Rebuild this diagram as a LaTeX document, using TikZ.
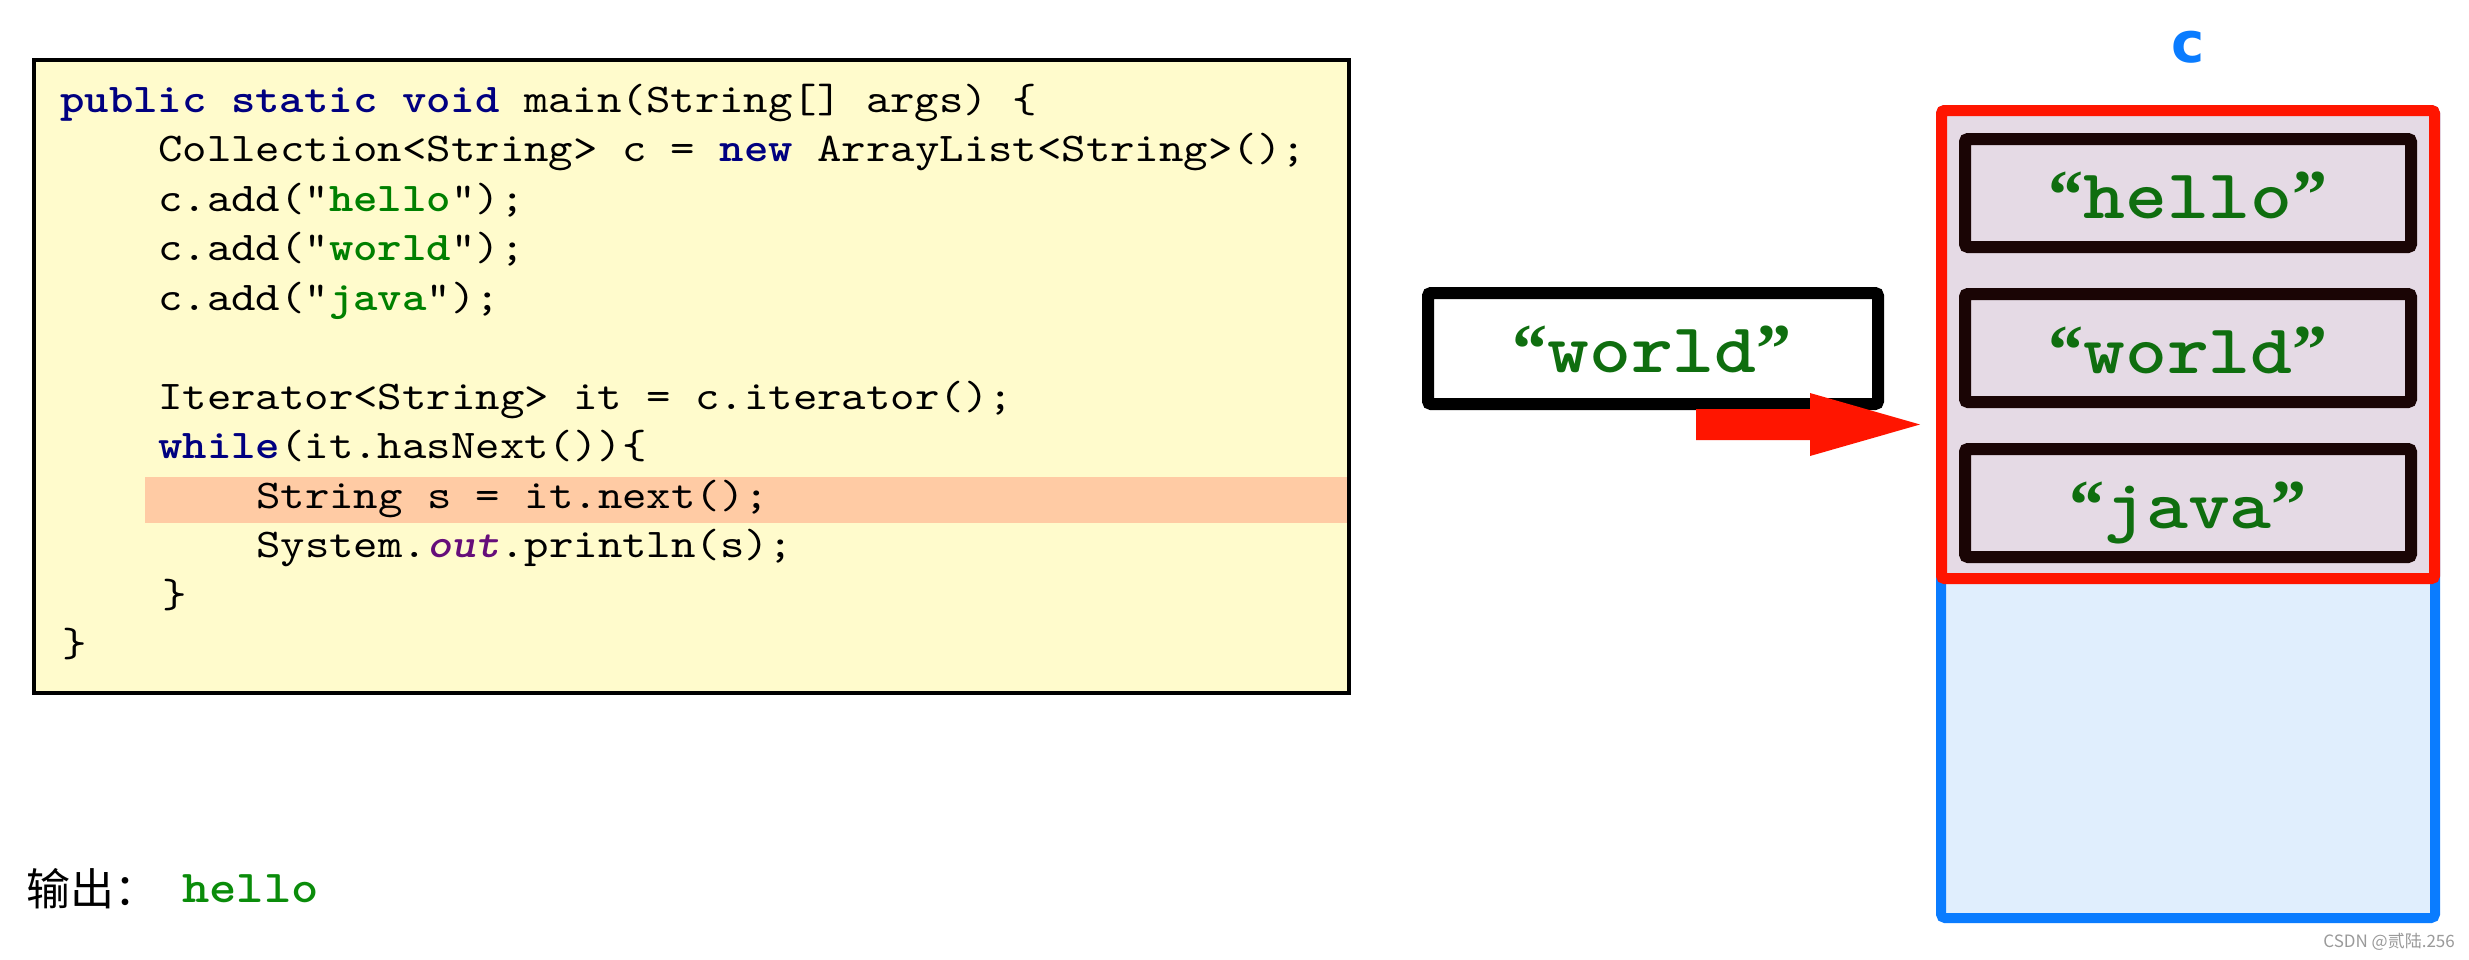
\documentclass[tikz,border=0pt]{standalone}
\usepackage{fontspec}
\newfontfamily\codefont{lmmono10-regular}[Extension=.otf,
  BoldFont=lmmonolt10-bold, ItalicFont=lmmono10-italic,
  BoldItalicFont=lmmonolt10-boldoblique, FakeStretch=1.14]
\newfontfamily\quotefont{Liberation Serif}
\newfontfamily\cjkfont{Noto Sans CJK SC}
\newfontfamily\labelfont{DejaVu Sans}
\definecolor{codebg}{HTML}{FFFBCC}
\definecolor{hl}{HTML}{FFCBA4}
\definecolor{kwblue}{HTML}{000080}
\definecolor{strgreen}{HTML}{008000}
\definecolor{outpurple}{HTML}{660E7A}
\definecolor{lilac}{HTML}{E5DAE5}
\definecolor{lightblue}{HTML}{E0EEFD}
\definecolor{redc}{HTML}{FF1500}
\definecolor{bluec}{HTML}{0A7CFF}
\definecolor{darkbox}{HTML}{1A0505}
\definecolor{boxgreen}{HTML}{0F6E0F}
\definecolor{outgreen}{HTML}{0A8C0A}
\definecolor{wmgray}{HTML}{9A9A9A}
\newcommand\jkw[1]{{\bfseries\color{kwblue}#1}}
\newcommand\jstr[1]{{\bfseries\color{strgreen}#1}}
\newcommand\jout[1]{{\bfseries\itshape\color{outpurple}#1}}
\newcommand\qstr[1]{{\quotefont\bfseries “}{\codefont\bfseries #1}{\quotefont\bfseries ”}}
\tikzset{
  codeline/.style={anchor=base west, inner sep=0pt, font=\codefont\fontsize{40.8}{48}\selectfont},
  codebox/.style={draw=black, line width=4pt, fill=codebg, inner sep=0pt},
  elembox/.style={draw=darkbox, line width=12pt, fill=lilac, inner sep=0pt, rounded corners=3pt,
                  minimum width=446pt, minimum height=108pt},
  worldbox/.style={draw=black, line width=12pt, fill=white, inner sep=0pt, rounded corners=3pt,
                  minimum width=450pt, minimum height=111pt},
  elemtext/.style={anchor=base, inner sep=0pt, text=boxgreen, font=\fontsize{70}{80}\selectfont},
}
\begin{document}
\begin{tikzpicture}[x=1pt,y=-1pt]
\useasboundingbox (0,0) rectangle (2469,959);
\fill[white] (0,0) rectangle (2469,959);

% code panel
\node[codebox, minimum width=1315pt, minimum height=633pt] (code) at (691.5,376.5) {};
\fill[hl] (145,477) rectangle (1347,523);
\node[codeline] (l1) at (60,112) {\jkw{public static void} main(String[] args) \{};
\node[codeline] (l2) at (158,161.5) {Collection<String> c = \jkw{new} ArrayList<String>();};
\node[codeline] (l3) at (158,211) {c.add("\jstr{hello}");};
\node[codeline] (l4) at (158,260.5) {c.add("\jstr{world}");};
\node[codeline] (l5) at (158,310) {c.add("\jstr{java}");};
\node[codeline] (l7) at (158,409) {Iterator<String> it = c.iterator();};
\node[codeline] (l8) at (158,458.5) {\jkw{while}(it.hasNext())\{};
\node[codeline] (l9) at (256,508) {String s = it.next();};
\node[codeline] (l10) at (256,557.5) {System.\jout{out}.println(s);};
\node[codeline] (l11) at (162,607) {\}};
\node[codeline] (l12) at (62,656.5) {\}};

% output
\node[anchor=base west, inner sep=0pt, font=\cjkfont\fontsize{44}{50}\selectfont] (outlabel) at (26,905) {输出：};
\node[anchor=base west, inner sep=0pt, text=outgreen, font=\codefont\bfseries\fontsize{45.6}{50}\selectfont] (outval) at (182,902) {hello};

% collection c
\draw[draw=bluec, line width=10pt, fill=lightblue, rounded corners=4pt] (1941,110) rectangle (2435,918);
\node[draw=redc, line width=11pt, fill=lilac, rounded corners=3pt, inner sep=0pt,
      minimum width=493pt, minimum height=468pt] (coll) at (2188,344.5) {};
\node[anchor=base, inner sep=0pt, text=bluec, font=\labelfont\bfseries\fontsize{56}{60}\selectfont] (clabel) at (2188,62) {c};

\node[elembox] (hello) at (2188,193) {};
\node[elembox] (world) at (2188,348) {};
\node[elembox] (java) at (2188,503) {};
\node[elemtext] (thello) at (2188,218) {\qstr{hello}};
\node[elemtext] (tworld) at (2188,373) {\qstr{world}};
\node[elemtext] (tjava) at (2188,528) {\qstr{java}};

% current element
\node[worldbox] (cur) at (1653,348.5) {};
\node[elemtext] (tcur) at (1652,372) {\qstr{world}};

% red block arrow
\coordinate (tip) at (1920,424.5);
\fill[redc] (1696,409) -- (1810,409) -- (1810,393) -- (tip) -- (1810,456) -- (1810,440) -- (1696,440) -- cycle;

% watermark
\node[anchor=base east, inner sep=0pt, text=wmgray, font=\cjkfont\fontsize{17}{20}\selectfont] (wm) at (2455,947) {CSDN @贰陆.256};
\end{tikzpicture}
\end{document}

Given request: Copy each line in full and exactly, omitting any picture.

Reply:
Rebuild this diagram as a LaTeX document, using TikZ.
\documentclass[tikz,border=0pt]{standalone}
\usepackage{fontspec}
\newfontfamily\codefont{lmmono10-regular}[Extension=.otf,
  BoldFont=lmmonolt10-bold, ItalicFont=lmmono10-italic,
  BoldItalicFont=lmmonolt10-boldoblique, FakeStretch=1.14]
\newfontfamily\quotefont{Liberation Serif}
\newfontfamily\cjkfont{Noto Sans CJK SC}
\newfontfamily\labelfont{DejaVu Sans}
\definecolor{codebg}{HTML}{FFFBCC}
\definecolor{hl}{HTML}{FFCBA4}
\definecolor{kwblue}{HTML}{000080}
\definecolor{strgreen}{HTML}{008000}
\definecolor{outpurple}{HTML}{660E7A}
\definecolor{lilac}{HTML}{E5DAE5}
\definecolor{lightblue}{HTML}{E0EEFD}
\definecolor{redc}{HTML}{FF1500}
\definecolor{bluec}{HTML}{0A7CFF}
\definecolor{darkbox}{HTML}{1A0505}
\definecolor{boxgreen}{HTML}{0F6E0F}
\definecolor{outgreen}{HTML}{0A8C0A}
\definecolor{wmgray}{HTML}{9A9A9A}
\newcommand\jkw[1]{{\bfseries\color{kwblue}#1}}
\newcommand\jstr[1]{{\bfseries\color{strgreen}#1}}
\newcommand\jout[1]{{\bfseries\itshape\color{outpurple}#1}}
\newcommand\qstr[1]{{\quotefont\bfseries “}{\codefont\bfseries #1}{\quotefont\bfseries ”}}
\tikzset{
  codeline/.style={anchor=base west, inner sep=0pt, font=\codefont\fontsize{40.8}{48}\selectfont},
  codebox/.style={draw=black, line width=4pt, fill=codebg, inner sep=0pt},
  elembox/.style={draw=darkbox, line width=12pt, fill=lilac, inner sep=0pt, rounded corners=3pt,
                  minimum width=446pt, minimum height=108pt},
  worldbox/.style={draw=black, line width=12pt, fill=white, inner sep=0pt, rounded corners=3pt,
                  minimum width=450pt, minimum height=111pt},
  elemtext/.style={anchor=base, inner sep=0pt, text=boxgreen, font=\fontsize{70}{80}\selectfont},
}
\begin{document}
\begin{tikzpicture}[x=1pt,y=-1pt]
\useasboundingbox (0,0) rectangle (2469,959);
\fill[white] (0,0) rectangle (2469,959);

% code panel
\node[codebox, minimum width=1315pt, minimum height=633pt] (code) at (691.5,376.5) {};
\fill[hl] (145,477) rectangle (1347,523);
\node[codeline] (l1) at (60,112) {\jkw{public static void} main(String[] args) \{};
\node[codeline] (l2) at (158,161.5) {Collection<String> c = \jkw{new} ArrayList<String>();};
\node[codeline] (l3) at (158,211) {c.add("\jstr{hello}");};
\node[codeline] (l4) at (158,260.5) {c.add("\jstr{world}");};
\node[codeline] (l5) at (158,310) {c.add("\jstr{java}");};
\node[codeline] (l7) at (158,409) {Iterator<String> it = c.iterator();};
\node[codeline] (l8) at (158,458.5) {\jkw{while}(it.hasNext())\{};
\node[codeline] (l9) at (256,508) {String s = it.next();};
\node[codeline] (l10) at (256,557.5) {System.\jout{out}.println(s);};
\node[codeline] (l11) at (162,607) {\}};
\node[codeline] (l12) at (62,656.5) {\}};

% output
\node[anchor=base west, inner sep=0pt, font=\cjkfont\fontsize{44}{50}\selectfont] (outlabel) at (26,905) {输出：};
\node[anchor=base west, inner sep=0pt, text=outgreen, font=\codefont\bfseries\fontsize{45.6}{50}\selectfont] (outval) at (182,902) {hello};

% collection c
\draw[draw=bluec, line width=10pt, fill=lightblue, rounded corners=4pt] (1941,110) rectangle (2435,918);
\node[draw=redc, line width=11pt, fill=lilac, rounded corners=3pt, inner sep=0pt,
      minimum width=493pt, minimum height=468pt] (coll) at (2188,344.5) {};
\node[anchor=base, inner sep=0pt, text=bluec, font=\labelfont\bfseries\fontsize{56}{60}\selectfont] (clabel) at (2188,62) {c};

\node[elembox] (hello) at (2188,193) {};
\node[elembox] (world) at (2188,348) {};
\node[elembox] (java) at (2188,503) {};
\node[elemtext] (thello) at (2188,218) {\qstr{hello}};
\node[elemtext] (tworld) at (2188,373) {\qstr{world}};
\node[elemtext] (tjava) at (2188,528) {\qstr{java}};

% current element
\node[worldbox] (cur) at (1653,348.5) {};
\node[elemtext] (tcur) at (1652,372) {\qstr{world}};

% red block arrow
\coordinate (tip) at (1920,424.5);
\fill[redc] (1696,409) -- (1810,409) -- (1810,393) -- (tip) -- (1810,456) -- (1810,440) -- (1696,440) -- cycle;

% watermark
\node[anchor=base east, inner sep=0pt, text=wmgray, font=\cjkfont\fontsize{17}{20}\selectfont] (wm) at (2455,947) {CSDN @贰陆.256};
\end{tikzpicture}
\end{document}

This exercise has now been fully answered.